Galveston Review

Galveston (2018) Movie Review By Justin Aylward

Galveston Review

Director: Mélanie Laurent
Writers: Nic Pizzolatto (as Jim Hammett), Nic Pizzolatto (based upon the novel by)
Stars: Ben Foster, Jeffrey Grover, Christopher Amitrano

Ben Foster has become a silent man in the movies. In films such as Leave No Trace and now Galveston, a new film, he has disguised pain and grief under a veneer of stoicism. He is proving to be a terrific actor whose gifts of understatement are worth more than a million smiles offered by other actors of his generation.

Galveston, directed by Melanie Laurent, her first English language feature, is a perfect dramatic vehicle for Foster. He plays a gruff hitman called Roy whose quest for revenge is blighted after he inadvertently rescues a young teen-tearaway during a botched hit-job, orchestrated by his boss, Beau Bridges. Roy flees to his hometown of Galveston to tie up the loose ends of his life. Elle Fanning plays the teen, a girl who has learned to live a lie but soon loses the will to maintain the deception that has helped her through a difficult life.

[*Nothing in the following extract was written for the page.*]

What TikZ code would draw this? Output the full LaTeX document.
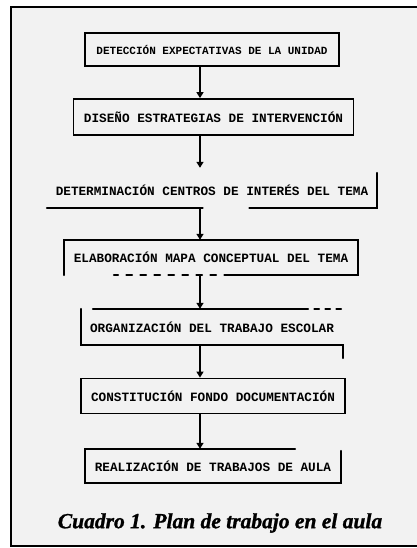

The trouble for Roy is that he appears to be dying of a respiratory illness. All his actions seem to be in service of leaving behind a good legacy, or at least some decency to his name. But all the while his crime connections drag him down and tie him to his past deeds. Along the way he meets up with an old lover, one who he was less than kind to. There is a cloud of death and despair that hangs over the character’s lives, but the film is not totally morbid. I enjoyed the scenes of respite between Foster and Fanning. They dance aimlessly at a club and drive with the wind through their hair. These small moments seem to buoy their spirits before the hoodlums draw closer.

Laurent directs the film in a robust fashion intercut with scenes of shouty melodrama that offset the rhythm and tone of the film. But I do admire much of the work. The film is a mood piece and the moods go a long way to delineating the character’s personalities and shortcomings. It’s clear that Laurent found a lot of empathetic material in the script and it’s a story she obviously cares about. There is one lengthy sequence where a battered and bruised Foster escapes capture in a car. There is blood, sweat and plenty of skidmarks. It’s a brilliantly conceived set-piece. Later, a secret is revealed by Fanning that threatens to capsize the dramatic weightiness of the film but it is a twist that worked for me and felt real in the context of the story.

Galveston is an uneven film with moments of intensity and desperation sandwiched between slower passages prone to ponderousness and the odd gesture overdone in nature. I enjoyed and admire the film for its strengths, so much to the point that I can forgive its faults. I expect Laurent to improve in her next features, movies that are worth waiting for.